In oktober 2021 schreef Vittorio Busato in De Psycholoog over een therapievorm: Past Reality Integration (PRI). Zijn artikel was kritisch over de pretenties, de organisatie, de opleiding en het gebrek aan wetenschappelijke onderbouwing ervan. Het recente boek van Wietske de Blocq van Scheltinga is een persoonlijk verslag van iemand die in 2016 begint aan de vierjarige opleiding tot PRI-therapeut. Ze doet dit nadat ze in de rol van cliënt kennis heeft gemaakt met ideeën die ten grondslag liggen aan deze benadering. Daarover is ze enthousiast.
Ze houdt het echter maar kort uit. Na enkele opleidingsdagen volgt er voorjaar 2017 een opleidingsweek op een afgelegen boerderij, ergens in Nederland. Later dat jaar gaat een groep cursisten voor een week naar een landhuis in Frankrijk. Aan het eind van die week besluit De Blocq ermee te stoppen.
PRI veronderstelt dat emotionele problemen terug te voeren zijn tot vijf ‘afweermechanismen’ die hun oorsprong in de vroege jeugd vinden. De behandelaar past ‘regressie’ toe om bij iedere cliënt de bron van die mechanismen te achterhalen. Vervolgens moet worden geleerd hoe het negatieve kan worden omgezet in iets positiefs. In hun opleiding moeten de cursisten op elkaar oefenen en persoonlijke problemen bij elkaar in kaart brengen. Alles wordt zoveel mogelijk op een geluidsdrager vastgelegd. Iedereen krijgt alle opnames van de andere groepsleden te horen.
Het jaar dat De Blocq meemaakt, ontaardt al snel in een rommeltje. Het programma is onduidelijk. Voorzieningen schieten tekort. De kosten lopen veel hoger op dan vooraf was aangegeven. Steeds moet er weer extra worden betaald. De cursusleiding gedraagt zich dictatoriaal.
Ondertussen leest het boek van De Blocq ook als een handleiding voor het in stand houden van een sekte.
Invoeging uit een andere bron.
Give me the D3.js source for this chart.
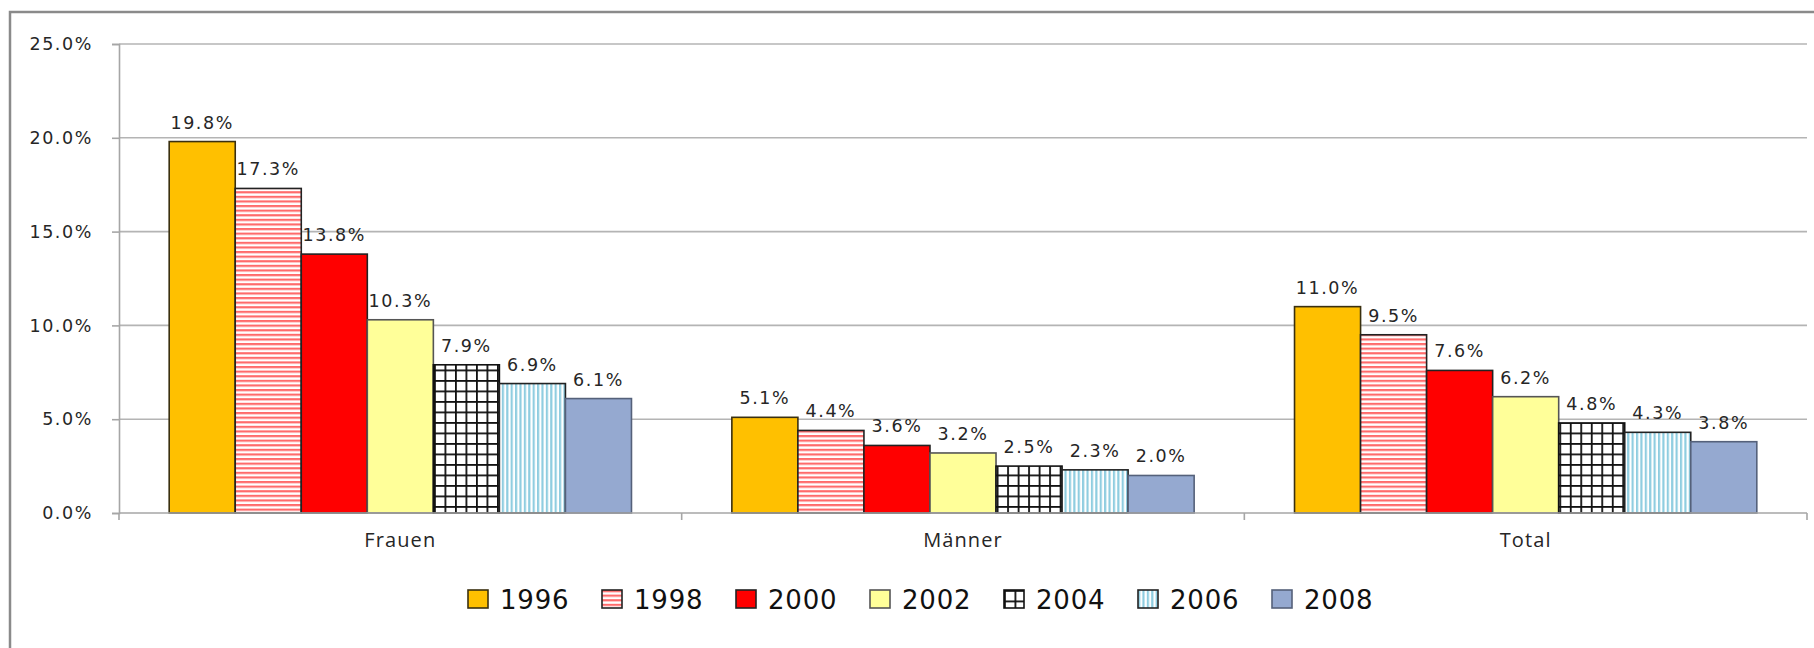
<!DOCTYPE html>
<html>
<head>
<meta charset="utf-8">
<script src="https://cdn.jsdelivr.net/npm/d3@7"></script>
<style>
  body { margin: 0; background: #fff; }
  svg { display: block; }
</style>
</head>
<body>
<svg width="1814" height="648"></svg>
<script>
// categories and series (one array per year, values in %)
var categories = ["Frauen", "Männer", "Total"];
var years = ["1996", "1998", "2000", "2002", "2004", "2006", "2008"];
var values1996 = [19.8, 5.1, 11.0];
var values1998 = [17.3, 4.4, 9.5];
var values2000 = [13.8, 3.6, 7.6];
var values2002 = [10.3, 3.2, 6.2];
var values2004 = [7.9, 2.5, 4.8];
var values2006 = [6.9, 2.3, 4.3];
var values2008 = [6.1, 2.0, 3.8];
var yTicks = [0, 5, 10, 15, 20, 25];

var series = [values1996, values1998, values2000, values2002, values2004, values2006, values2008];

var svg = d3.select("svg"),
	margin = {top: 44, right: 7, bottom: 135, left: 119},
	width = +svg.attr("width") - margin.left - margin.right,
	height = +svg.attr("height") - margin.top - margin.bottom;

// patterns for the hatched years
var defs = svg.append("defs");

var pHoriz = defs.append("pattern").attr("id", "p1998")
	.attr("patternUnits", "userSpaceOnUse").attr("width", 8).attr("height", 4.6);
pHoriz.append("rect").attr("width", 8).attr("height", 4.6).attr("fill", "#ffffff");
pHoriz.append("rect").attr("y", 0).attr("width", 8).attr("height", 2.2).attr("fill", "#ff6b6b");

var pGrid = defs.append("pattern").attr("id", "p2004")
	.attr("patternUnits", "userSpaceOnUse").attr("width", 10.5).attr("height", 10.5);
pGrid.append("rect").attr("width", 10.5).attr("height", 10.5).attr("fill", "#ffffff");
pGrid.append("rect").attr("width", 1.8).attr("height", 10.5).attr("fill", "#111");
pGrid.append("rect").attr("width", 10.5).attr("height", 1.8).attr("fill", "#111");

var pVert = defs.append("pattern").attr("id", "p2006")
	.attr("patternUnits", "userSpaceOnUse").attr("width", 4.4).attr("height", 8);
pVert.append("rect").attr("width", 4.4).attr("height", 8).attr("fill", "#ffffff");
pVert.append("rect").attr("x", 0).attr("width", 2.2).attr("height", 8).attr("fill", "#8fcde0");

var fills = {
	"1996": "#ffc000",
	"1998": "url(#p1998)",
	"2000": "#ff0000",
	"2002": "#ffff99",
	"2004": "url(#p2004)",
	"2006": "url(#p2006)",
	"2008": "#95a9d0"
};
var strokes = {
	"1996": "#3a3010", "1998": "#222", "2000": "#222", "2002": "#555",
	"2004": "#111", "2006": "#222", "2008": "#55617a"
};

// outer chart border (only left and top are in view)
svg.append("rect")
	.attr("x", 10).attr("y", 12)
	.attr("width", 1900).attr("height", 800)
	.attr("fill", "none")
	.attr("stroke", "#8a8a8a")
	.attr("stroke-width", 2.5);

var g = svg.append("g").attr("transform", "translate(" + margin.left + "," + margin.top + ")");

var x0 = d3.scaleBand().domain(categories).range([0, width]).paddingInner(0).paddingOuter(0);
var gap = x0.bandwidth() / (years.length + 1.52) * 1.52;
var x1 = d3.scaleBand().domain(years).range([gap / 2, x0.bandwidth() - gap / 2]).padding(0);
var y = d3.scaleLinear().domain([0, 25]).range([height, 0]);

// gridlines
g.append("g")
	.selectAll("line")
	.data(yTicks.slice(1))
	.enter().append("line")
		.attr("x1", 0).attr("x2", width)
		.attr("y1", function(d) { return y(d); })
		.attr("y2", function(d) { return y(d); })
		.attr("stroke", "#b4b4b4")
		.attr("stroke-width", 1.6);

// y axis
var yAxis = g.append("g")
	.call(d3.axisLeft(y).tickValues(yTicks).tickSize(7).tickPadding(19)
		.tickFormat(function(d) { return d3.format(".1f")(d) + "%"; }));
yAxis.select(".domain").attr("stroke", "#a6a6a6").attr("stroke-width", 1.6);
yAxis.selectAll(".tick line").attr("stroke", "#a6a6a6").attr("stroke-width", 1.6);
yAxis.selectAll(".tick text")
	.attr("font-family", "DejaVu Sans")
	.attr("font-size", 17.5)
	.attr("letter-spacing", 1.6)
	.attr("fill", "#262626");

// bars
var groups = g.append("g")
	.selectAll("g")
	.data(categories)
	.enter().append("g")
		.attr("transform", function(d) { return "translate(" + x0(d) + ",0)"; });

var cells = groups.selectAll("g")
	.data(function(c, ci) { return years.map(function(yr, yi) { return {year: yr, value: series[yi][ci]}; }); })
	.enter().append("g");

cells.append("rect")
	.attr("x", function(d) { return x1(d.year); })
	.attr("y", function(d) { return y(d.value); })
	.attr("width", x1.bandwidth())
	.attr("height", function(d) { return height - y(d.value); })
	.attr("fill", function(d) { return fills[d.year]; })
	.attr("stroke", function(d) { return strokes[d.year]; })
	.attr("stroke-width", 1.6);

cells.append("text")
	.attr("x", function(d) { return x1(d.year) + x1.bandwidth() / 2; })
	.attr("y", function(d) { return y(d.value) - 13; })
	.attr("text-anchor", "middle")
	.attr("font-family", "DejaVu Sans")
	.attr("font-size", 17.5)
	.attr("letter-spacing", 1.6)
	.attr("fill", "#262626")
	.text(function(d) { return d3.format(".1f")(d.value) + "%"; });

// x axis: line with ticks at category boundaries
var xAxis = g.append("g").attr("transform", "translate(0," + height + ")");
xAxis.append("line")
	.attr("x1", 0).attr("x2", width)
	.attr("stroke", "#a6a6a6").attr("stroke-width", 1.6);
xAxis.selectAll(".bound")
	.data(categories.map(function(c) { return x0(c); }).concat([width]))
	.enter().append("line")
		.attr("x1", function(d) { return d; }).attr("x2", function(d) { return d; })
		.attr("y1", 0).attr("y2", 7)
		.attr("stroke", "#a6a6a6").attr("stroke-width", 1.6);
xAxis.selectAll(".cat")
	.data(categories)
	.enter().append("text")
		.attr("x", function(d) { return x0(d) + x0.bandwidth() / 2; })
		.attr("y", 34)
		.attr("text-anchor", "middle")
		.attr("font-family", "Open Sans")
		.attr("font-size", 20)
		.attr("letter-spacing", 1.1)
		.attr("fill", "#262626")
		.text(function(d) { return d; });

// legend
var legend = svg.append("g")
	.attr("transform", "translate(468,590)")
	.selectAll("g")
	.data(years)
	.enter().append("g")
		.attr("transform", function(d, i) { return "translate(" + i * 134 + ",0)"; });

legend.append("rect")
	.attr("width", 20)
	.attr("height", 18)
	.attr("fill", function(d) { return fills[d]; })
	.attr("stroke", function(d) { return strokes[d]; })
	.attr("stroke-width", 1.6);

legend.append("text")
	.attr("x", 32)
	.attr("y", 19)
	.attr("font-family", "DejaVu Sans")
	.attr("font-size", 26)
	.attr("letter-spacing", 0.8)
	.attr("fill", "#111")
	.text(function(d) { return d; });
</script>
</body>
</html>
De leider (de psychologe heeft PRI ontwikkeld) laat zich weinig zien, maar zorgt in gesprekken met cursisten wél dat bijna iedereen de gegeven aandacht als heel bijzonder beschouwt. Tijdens intensieve sessies waarin ‘regressie’ plaatsvindt, wordt iedereen extra afhankelijk van deze psychologe gemaakt, want er komen onvermoede problemen uit de vroege jeugd aan het licht.
Anders gezegd: de leider weet het geheugen van cursisten te manipuleren. Kritiek op de gang van zaken tijdens de cursus wordt – vooral ook door een medewerkster van de leider – meteen de kop ingedrukt. Wie kritische opmerkingen maakt, laat daarmee merken dat afweermechanismen hun negatieve werk doen – en we moeten juist leren om vanuit liefde te leven. Wie kritiek niet meteen laat varen, wordt uitgesloten. Het is tijdens opleidingsweken lastig buiten de groep om met anderen te praten over de gang van zaken, want privacy bestaat niet.
Tegen het eind van het boek worden de psychologe en haar naaste medewerkster afgeschilderd als krijsende psychopaten. De meeste groepsleden haasten zich om het weer goed te maken bij die twee. Wietske de Blocq van Scheltinga hoort er dan al nauwelijks meer bij. Haar boek biedt geen diepgravende analyse, maar laat wel iets zien van de aantrekkingskracht van PRI.